▸ Work to do:
Quote the listing below in its entirety, omitting every image.

**** Data provided ****

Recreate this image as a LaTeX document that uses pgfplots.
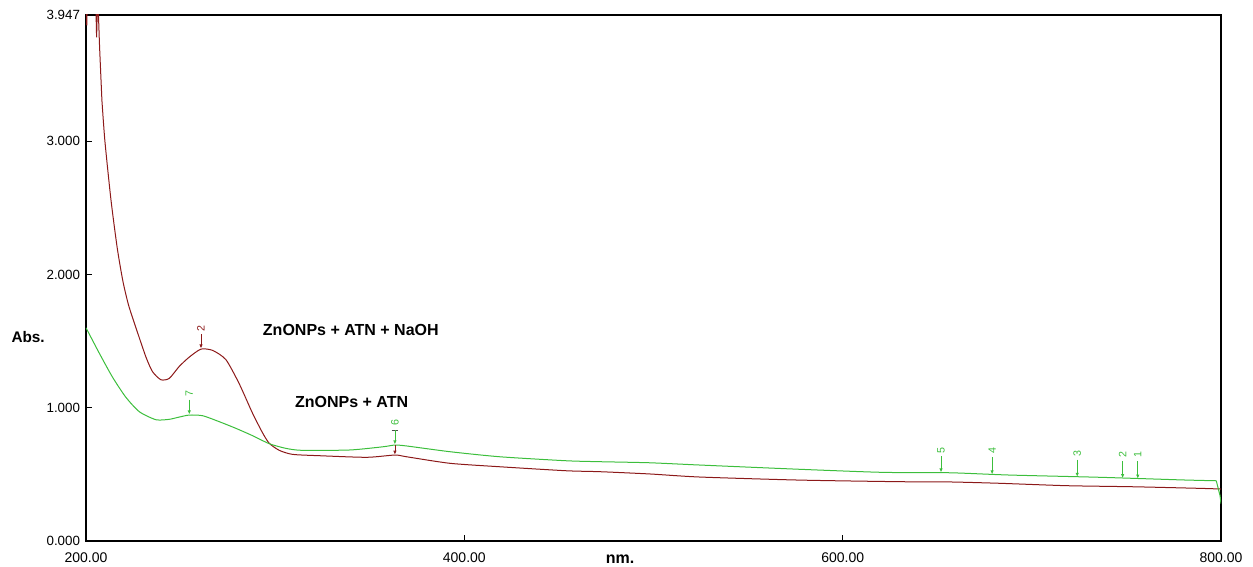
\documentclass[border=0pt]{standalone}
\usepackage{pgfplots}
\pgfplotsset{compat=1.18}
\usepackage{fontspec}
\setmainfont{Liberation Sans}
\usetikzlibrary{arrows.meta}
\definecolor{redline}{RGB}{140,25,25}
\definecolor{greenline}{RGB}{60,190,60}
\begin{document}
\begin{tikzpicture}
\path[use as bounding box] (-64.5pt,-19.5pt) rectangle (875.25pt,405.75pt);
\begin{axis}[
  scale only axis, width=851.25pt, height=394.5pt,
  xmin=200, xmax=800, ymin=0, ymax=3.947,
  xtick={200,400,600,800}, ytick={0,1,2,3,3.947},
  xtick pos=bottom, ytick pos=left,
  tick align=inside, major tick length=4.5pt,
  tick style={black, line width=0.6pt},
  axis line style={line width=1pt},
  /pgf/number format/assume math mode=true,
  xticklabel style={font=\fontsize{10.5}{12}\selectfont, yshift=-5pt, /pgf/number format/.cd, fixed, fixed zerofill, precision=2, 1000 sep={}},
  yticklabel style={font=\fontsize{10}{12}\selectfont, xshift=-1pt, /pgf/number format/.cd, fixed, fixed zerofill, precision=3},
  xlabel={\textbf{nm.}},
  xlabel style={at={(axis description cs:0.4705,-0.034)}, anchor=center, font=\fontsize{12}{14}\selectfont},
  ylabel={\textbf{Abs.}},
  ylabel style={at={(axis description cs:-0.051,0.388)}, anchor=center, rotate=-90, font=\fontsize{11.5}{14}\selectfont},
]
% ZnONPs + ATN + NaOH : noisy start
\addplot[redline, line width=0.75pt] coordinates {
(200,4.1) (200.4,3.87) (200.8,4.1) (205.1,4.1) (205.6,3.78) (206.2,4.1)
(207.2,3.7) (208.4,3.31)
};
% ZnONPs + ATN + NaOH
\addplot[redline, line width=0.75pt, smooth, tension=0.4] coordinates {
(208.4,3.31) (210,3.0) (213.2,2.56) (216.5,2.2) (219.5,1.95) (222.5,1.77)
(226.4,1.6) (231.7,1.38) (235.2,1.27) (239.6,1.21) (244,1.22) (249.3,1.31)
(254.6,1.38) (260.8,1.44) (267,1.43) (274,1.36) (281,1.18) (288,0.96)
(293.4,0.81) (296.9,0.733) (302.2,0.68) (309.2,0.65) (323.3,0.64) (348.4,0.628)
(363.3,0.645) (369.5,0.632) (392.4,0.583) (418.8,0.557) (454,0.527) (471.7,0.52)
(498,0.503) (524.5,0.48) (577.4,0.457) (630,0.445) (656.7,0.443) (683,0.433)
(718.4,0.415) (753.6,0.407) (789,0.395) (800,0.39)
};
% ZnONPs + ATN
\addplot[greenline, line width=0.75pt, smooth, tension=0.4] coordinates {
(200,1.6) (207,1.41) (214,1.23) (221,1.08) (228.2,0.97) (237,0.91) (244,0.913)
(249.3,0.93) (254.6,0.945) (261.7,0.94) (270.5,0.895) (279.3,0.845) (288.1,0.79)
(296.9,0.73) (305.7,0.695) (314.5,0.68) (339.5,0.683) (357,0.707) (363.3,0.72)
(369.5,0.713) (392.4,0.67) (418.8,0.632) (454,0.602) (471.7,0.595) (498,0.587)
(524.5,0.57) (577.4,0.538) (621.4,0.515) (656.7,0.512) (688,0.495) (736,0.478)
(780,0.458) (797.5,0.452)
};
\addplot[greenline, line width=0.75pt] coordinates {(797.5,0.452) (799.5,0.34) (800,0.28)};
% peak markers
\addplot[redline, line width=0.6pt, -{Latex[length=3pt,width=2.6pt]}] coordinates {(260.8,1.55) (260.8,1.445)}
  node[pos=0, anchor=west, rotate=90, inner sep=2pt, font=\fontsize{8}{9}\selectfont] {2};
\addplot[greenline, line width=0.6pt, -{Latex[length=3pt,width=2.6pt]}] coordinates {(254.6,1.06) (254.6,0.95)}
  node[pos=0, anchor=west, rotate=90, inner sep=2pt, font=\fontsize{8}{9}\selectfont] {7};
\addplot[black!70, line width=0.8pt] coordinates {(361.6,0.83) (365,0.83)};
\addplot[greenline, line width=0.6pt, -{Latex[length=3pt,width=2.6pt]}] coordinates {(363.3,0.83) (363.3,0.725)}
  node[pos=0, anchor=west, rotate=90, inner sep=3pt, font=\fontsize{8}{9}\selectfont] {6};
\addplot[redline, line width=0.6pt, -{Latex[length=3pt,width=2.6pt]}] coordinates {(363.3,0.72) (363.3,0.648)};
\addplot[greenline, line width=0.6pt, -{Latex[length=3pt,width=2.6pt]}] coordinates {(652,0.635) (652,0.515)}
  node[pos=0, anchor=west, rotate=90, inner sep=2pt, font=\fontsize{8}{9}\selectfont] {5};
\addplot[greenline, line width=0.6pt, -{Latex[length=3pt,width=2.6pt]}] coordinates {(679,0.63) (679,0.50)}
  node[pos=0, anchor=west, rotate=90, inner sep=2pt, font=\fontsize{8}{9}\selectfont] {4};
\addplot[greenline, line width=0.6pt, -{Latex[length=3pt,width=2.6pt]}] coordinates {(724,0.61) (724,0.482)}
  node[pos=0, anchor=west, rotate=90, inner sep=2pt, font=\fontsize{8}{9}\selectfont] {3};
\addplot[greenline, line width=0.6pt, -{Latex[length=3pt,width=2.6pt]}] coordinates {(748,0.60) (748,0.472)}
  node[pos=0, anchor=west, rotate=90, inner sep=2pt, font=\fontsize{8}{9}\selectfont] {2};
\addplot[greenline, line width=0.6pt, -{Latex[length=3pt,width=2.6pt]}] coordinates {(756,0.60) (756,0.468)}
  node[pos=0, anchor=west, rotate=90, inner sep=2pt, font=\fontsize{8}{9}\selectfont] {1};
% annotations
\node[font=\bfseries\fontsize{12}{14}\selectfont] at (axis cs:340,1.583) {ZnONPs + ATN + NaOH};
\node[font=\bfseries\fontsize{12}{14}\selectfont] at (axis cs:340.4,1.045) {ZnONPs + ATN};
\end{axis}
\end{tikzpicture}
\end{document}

****

▸ Exercise result:
Recreate this image as a LaTeX document that uses pgfplots.
\documentclass[border=0pt]{standalone}
\usepackage{pgfplots}
\pgfplotsset{compat=1.18}
\usepackage{fontspec}
\setmainfont{Liberation Sans}
\usetikzlibrary{arrows.meta}
\definecolor{redline}{RGB}{140,25,25}
\definecolor{greenline}{RGB}{60,190,60}
\begin{document}
\begin{tikzpicture}
\path[use as bounding box] (-64.5pt,-19.5pt) rectangle (875.25pt,405.75pt);
\begin{axis}[
  scale only axis, width=851.25pt, height=394.5pt,
  xmin=200, xmax=800, ymin=0, ymax=3.947,
  xtick={200,400,600,800}, ytick={0,1,2,3,3.947},
  xtick pos=bottom, ytick pos=left,
  tick align=inside, major tick length=4.5pt,
  tick style={black, line width=0.6pt},
  axis line style={line width=1pt},
  /pgf/number format/assume math mode=true,
  xticklabel style={font=\fontsize{10.5}{12}\selectfont, yshift=-5pt, /pgf/number format/.cd, fixed, fixed zerofill, precision=2, 1000 sep={}},
  yticklabel style={font=\fontsize{10}{12}\selectfont, xshift=-1pt, /pgf/number format/.cd, fixed, fixed zerofill, precision=3},
  xlabel={\textbf{nm.}},
  xlabel style={at={(axis description cs:0.4705,-0.034)}, anchor=center, font=\fontsize{12}{14}\selectfont},
  ylabel={\textbf{Abs.}},
  ylabel style={at={(axis description cs:-0.051,0.388)}, anchor=center, rotate=-90, font=\fontsize{11.5}{14}\selectfont},
]
% ZnONPs + ATN + NaOH : noisy start
\addplot[redline, line width=0.75pt] coordinates {
(200,4.1) (200.4,3.87) (200.8,4.1) (205.1,4.1) (205.6,3.78) (206.2,4.1)
(207.2,3.7) (208.4,3.31)
};
% ZnONPs + ATN + NaOH
\addplot[redline, line width=0.75pt, smooth, tension=0.4] coordinates {
(208.4,3.31) (210,3.0) (213.2,2.56) (216.5,2.2) (219.5,1.95) (222.5,1.77)
(226.4,1.6) (231.7,1.38) (235.2,1.27) (239.6,1.21) (244,1.22) (249.3,1.31)
(254.6,1.38) (260.8,1.44) (267,1.43) (274,1.36) (281,1.18) (288,0.96)
(293.4,0.81) (296.9,0.733) (302.2,0.68) (309.2,0.65) (323.3,0.64) (348.4,0.628)
(363.3,0.645) (369.5,0.632) (392.4,0.583) (418.8,0.557) (454,0.527) (471.7,0.52)
(498,0.503) (524.5,0.48) (577.4,0.457) (630,0.445) (656.7,0.443) (683,0.433)
(718.4,0.415) (753.6,0.407) (789,0.395) (800,0.39)
};
% ZnONPs + ATN
\addplot[greenline, line width=0.75pt, smooth, tension=0.4] coordinates {
(200,1.6) (207,1.41) (214,1.23) (221,1.08) (228.2,0.97) (237,0.91) (244,0.913)
(249.3,0.93) (254.6,0.945) (261.7,0.94) (270.5,0.895) (279.3,0.845) (288.1,0.79)
(296.9,0.73) (305.7,0.695) (314.5,0.68) (339.5,0.683) (357,0.707) (363.3,0.72)
(369.5,0.713) (392.4,0.67) (418.8,0.632) (454,0.602) (471.7,0.595) (498,0.587)
(524.5,0.57) (577.4,0.538) (621.4,0.515) (656.7,0.512) (688,0.495) (736,0.478)
(780,0.458) (797.5,0.452)
};
\addplot[greenline, line width=0.75pt] coordinates {(797.5,0.452) (799.5,0.34) (800,0.28)};
% peak markers
\addplot[redline, line width=0.6pt, -{Latex[length=3pt,width=2.6pt]}] coordinates {(260.8,1.55) (260.8,1.445)}
  node[pos=0, anchor=west, rotate=90, inner sep=2pt, font=\fontsize{8}{9}\selectfont] {2};
\addplot[greenline, line width=0.6pt, -{Latex[length=3pt,width=2.6pt]}] coordinates {(254.6,1.06) (254.6,0.95)}
  node[pos=0, anchor=west, rotate=90, inner sep=2pt, font=\fontsize{8}{9}\selectfont] {7};
\addplot[black!70, line width=0.8pt] coordinates {(361.6,0.83) (365,0.83)};
\addplot[greenline, line width=0.6pt, -{Latex[length=3pt,width=2.6pt]}] coordinates {(363.3,0.83) (363.3,0.725)}
  node[pos=0, anchor=west, rotate=90, inner sep=3pt, font=\fontsize{8}{9}\selectfont] {6};
\addplot[redline, line width=0.6pt, -{Latex[length=3pt,width=2.6pt]}] coordinates {(363.3,0.72) (363.3,0.648)};
\addplot[greenline, line width=0.6pt, -{Latex[length=3pt,width=2.6pt]}] coordinates {(652,0.635) (652,0.515)}
  node[pos=0, anchor=west, rotate=90, inner sep=2pt, font=\fontsize{8}{9}\selectfont] {5};
\addplot[greenline, line width=0.6pt, -{Latex[length=3pt,width=2.6pt]}] coordinates {(679,0.63) (679,0.50)}
  node[pos=0, anchor=west, rotate=90, inner sep=2pt, font=\fontsize{8}{9}\selectfont] {4};
\addplot[greenline, line width=0.6pt, -{Latex[length=3pt,width=2.6pt]}] coordinates {(724,0.61) (724,0.482)}
  node[pos=0, anchor=west, rotate=90, inner sep=2pt, font=\fontsize{8}{9}\selectfont] {3};
\addplot[greenline, line width=0.6pt, -{Latex[length=3pt,width=2.6pt]}] coordinates {(748,0.60) (748,0.472)}
  node[pos=0, anchor=west, rotate=90, inner sep=2pt, font=\fontsize{8}{9}\selectfont] {2};
\addplot[greenline, line width=0.6pt, -{Latex[length=3pt,width=2.6pt]}] coordinates {(756,0.60) (756,0.468)}
  node[pos=0, anchor=west, rotate=90, inner sep=2pt, font=\fontsize{8}{9}\selectfont] {1};
% annotations
\node[font=\bfseries\fontsize{12}{14}\selectfont] at (axis cs:340,1.583) {ZnONPs + ATN + NaOH};
\node[font=\bfseries\fontsize{12}{14}\selectfont] at (axis cs:340.4,1.045) {ZnONPs + ATN};
\end{axis}
\end{tikzpicture}
\end{document}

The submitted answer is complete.